Daniel Phillipson, euro curve product manager at PIMCO Munich observes: “There are many more people willing to buy volatility than sell. It is a one-sided structure, giving the buyers the right to redeem early.”
PIMCO is a seller of volatility; it views the process as a structural inefficiency to be exploited and is reminiscent of the active currency manager’s argument that most participants in the money markets, such as central banks and multinational businesses, have other reasons for being there.
Viewed as part of a wider fixed income mandate, the attractions of the technique for German investors are obvious. It involves the kind of securities with which they are familiar. It promises a steady rather than an unbelievable return. It exploits markets in an obvious way that is likely to disappear only when too many participants become savvy of the technique, or a practitioner starts leveraging in order to magnify returns.
Crispin Lace, a senior investment consultant for Watson Wyatt in Germany and Nordic Europe, sees more of the same on the horizon. He believes there is now such a plethora of derivative contracts available on global markets that enable investors to exploit inefficiencies in whichever strategy they like, although the aim is simple. “Clients want more value from their bond portfolio. They are asking: ‘where can I obtain returns from?’”
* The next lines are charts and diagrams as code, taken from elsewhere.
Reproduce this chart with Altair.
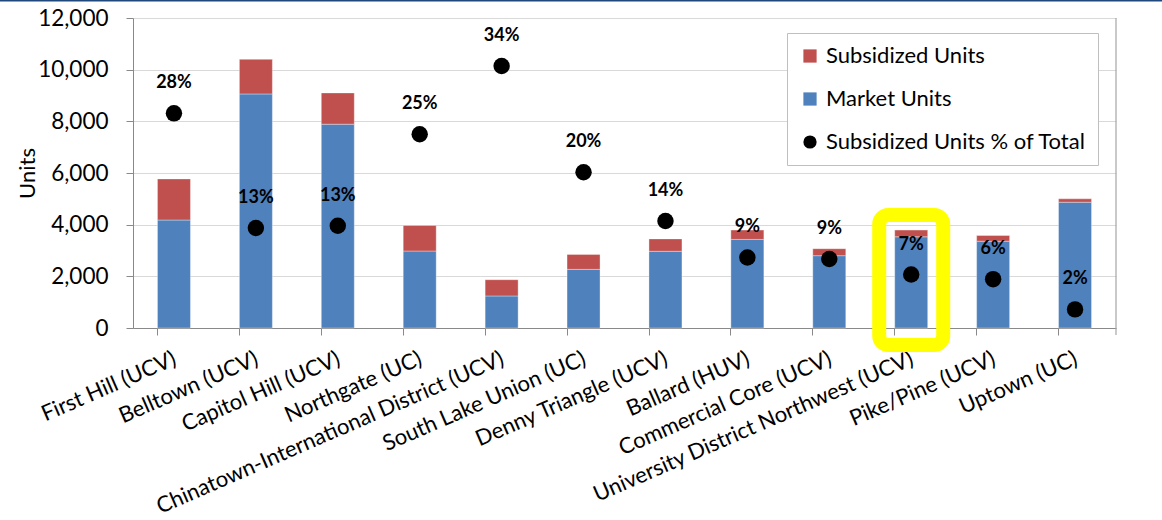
import altair as alt
import pandas as pd

# Urban villages and centers, in display order
neighborhoods = [
    "First Hill (UCV)",
    "Belltown (UCV)",
    "Capitol Hill (UCV)",
    "Northgate (UC)",
    "Chinatown-International District (UCV)",
    "South Lake Union (UC)",
    "Denny Triangle (UCV)",
    "Ballard (HUV)",
    "Commercial Core (UCV)",
    "University District Northwest (UCV)",
    "Pike/Pine (UCV)",
    "Uptown (UC)",
]
market_units = [4180, 9060, 7890, 2980, 1240, 2270, 2970, 3430, 2800, 3530, 3360, 4870]
subsidized_units = [1590, 1340, 1210, 990, 630, 580, 480, 360, 270, 260, 220, 130]
subsidized_share = [0.277, 0.129, 0.132, 0.250, 0.338, 0.201, 0.138, 0.091, 0.089, 0.069, 0.063, 0.024]

series_names = ["Subsidized Units", "Market Units", "Subsidized Units % of Total"]
series_colors = ["#C0504D", "#4F81BD", "#000000"]
series_shapes = ["square", "square", "circle"]

# Highlighted neighborhood and the unit range its frame spans
highlighted = ["University District Northwest (UCV)"]
frame_top_units = [4375]
frame_bottom_units = [-655]

FONT = "Lato"
AXIS_GRAY = "#898989"
PLOT_W, PLOT_H = 983, 310

bars_df = pd.DataFrame(
    {
        "neighborhood": neighborhoods * 2,
        "series": ["Market Units"] * len(neighborhoods) + ["Subsidized Units"] * len(neighborhoods),
        "units": market_units + subsidized_units,
        "stack_rank": [0] * len(neighborhoods) + [1] * len(neighborhoods),
    }
)
share_df = pd.DataFrame(
    {
        "neighborhood": neighborhoods,
        "series": ["Subsidized Units % of Total"] * len(neighborhoods),
        "share": subsidized_share,
    }
)
frame_df = pd.DataFrame(
    {"neighborhood": highlighted, "top": frame_top_units, "bottom": frame_bottom_units}
)

x_enc = alt.X(
    "neighborhood:N",
    sort=neighborhoods,
    scale=alt.Scale(paddingInner=0.6, paddingOuter=0.3),
    axis=alt.Axis(
        title=None,
        labelAngle=-23.5,
        labelAlign="right",
        labelBaseline="top",
        labelPadding=13,
        labelOffset=-3,
        labelFontSize=22,
        labelFont=FONT,
        labelColor="black",
        labelLimit=500,
        bandPosition=0,
        tickSize=7,
        tickColor=AXIS_GRAY,
        domainColor=AXIS_GRAY,
        grid=False,
    ),
)

legend = alt.Legend(
    title=None,
    orient="none",
    legendX=654,
    legendY=15,
    direction="vertical",
    strokeColor="#bfbfbf",
    fillColor="white",
    padding=12,
    rowPadding=21,
    labelFont=FONT,
    labelFontSize=22,
    labelColor="black",
    labelOffset=5,
    symbolSize=175,
    symbolStrokeWidth=0,
    labelLimit=500,
)
color_scale = alt.Scale(domain=series_names, range=series_colors)
shape_scale = alt.Scale(domain=series_names, range=series_shapes)
units_scale = alt.Scale(domain=[0, 12000], nice=False)

bars = (
    alt.Chart(bars_df)
    .mark_bar(width=33, stroke="white", strokeOpacity=0.35, strokeWidth=1)
    .encode(
        x=x_enc,
        y=alt.Y(
            "units:Q",
            stack="zero",
            scale=units_scale,
            axis=alt.Axis(
                title="Units",
                values=list(range(0, 12001, 2000)),
                format=",.0f",
                labelFont=FONT,
                labelFontSize=22.5,
                labelColor="black",
                labelPadding=18,
                titleFont=FONT,
                titleFontSize=22,
                titleFontWeight="normal",
                titleColor="black",
                titlePadding=-2,
                tickSize=7,
                tickColor=AXIS_GRAY,
                domainColor=AXIS_GRAY,
                gridColor="#d9d9d9",
                gridWidth=1.2,
            ),
        ),
        color=alt.Color("series:N", scale=color_scale, legend=legend),
        order=alt.Order("stack_rank:Q"),
    )
)

frame = (
    alt.Chart(frame_df)
    .mark_bar(width=64, filled=False, stroke="#FFFF00", strokeWidth=14, cornerRadius=9)
    .encode(
        x=alt.X("neighborhood:N", sort=neighborhoods),
        y=alt.Y("top:Q", scale=units_scale, axis=None),
        y2="bottom:Q",
    )
)

share_y = alt.Y("share:Q", scale=alt.Scale(domain=[0, 0.4], nice=False), axis=None)

dots = (
    alt.Chart(share_df)
    .mark_point(filled=True, size=270, opacity=1)
    .encode(
        x=alt.X("neighborhood:N", sort=neighborhoods),
        y=share_y,
        color=alt.Color("series:N", scale=color_scale, legend=legend),
        shape=alt.Shape("series:N", scale=shape_scale, legend=legend),
    )
)

share_labels = (
    alt.Chart(share_df)
    .mark_text(dy=-30, font=FONT, fontSize=18, fontWeight="bold", color="black")
    .encode(
        x=alt.X("neighborhood:N", sort=neighborhoods),
        y=share_y,
        text=alt.Text("share:Q", format=".0%"),
    )
)

# Plot-area right edge (with its tick below the axis) and the page's top rule
edges_df = pd.DataFrame({"edge": ["right", "top"]})
right_edge = (
    alt.Chart(edges_df)
    .transform_filter(alt.datum.edge == "right")
    .mark_rule(color="#a6a6a6", strokeWidth=1.2)
    .encode(x=alt.value(PLOT_W), y=alt.value(0), y2=alt.value(PLOT_H + 7))
)
top_rule = (
    alt.Chart(edges_df)
    .transform_filter(alt.datum.edge == "top")
    .mark_rule(color="#1F497D", strokeWidth=1.5)
    .encode(x=alt.value(-133), x2=alt.value(PLOT_W + 46), y=alt.value(-17.3))
)

chart = (
    alt.layer(bars, right_edge, top_rule, frame, dots, share_labels)
    .resolve_scale(y="independent")
    .properties(
        width=PLOT_W,
        height=PLOT_H,
        autosize=alt.AutoSizeParams(type="none"),
        padding={"left": 133, "top": 18, "right": 46, "bottom": 192},
        background="white",
    )
    .configure_view(stroke=None)
)

chart.save("out.html", embed_options={"renderer": "svg", "actions": False})
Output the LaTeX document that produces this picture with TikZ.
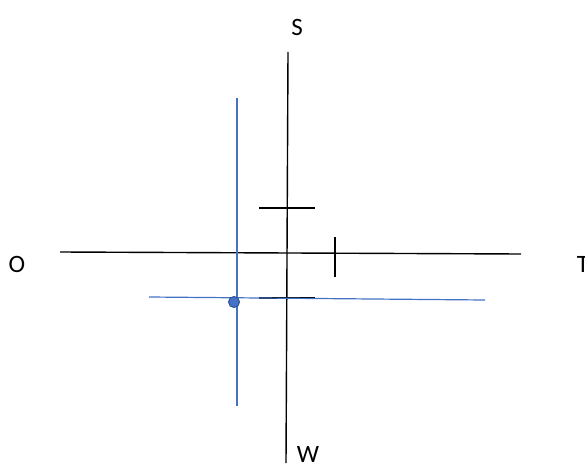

Scholz also sees reliable improvements to the major fixed income portfolio as essential for the future: “It is inescapable to add further ‘structural alpha sources’ to the traditional income such as nominal interest rates and capital appreciation. By including these other strategies, portfolio diversification rises and what is most important for an institutional investor’s perspective in this context; this can be done without taking higher risks!”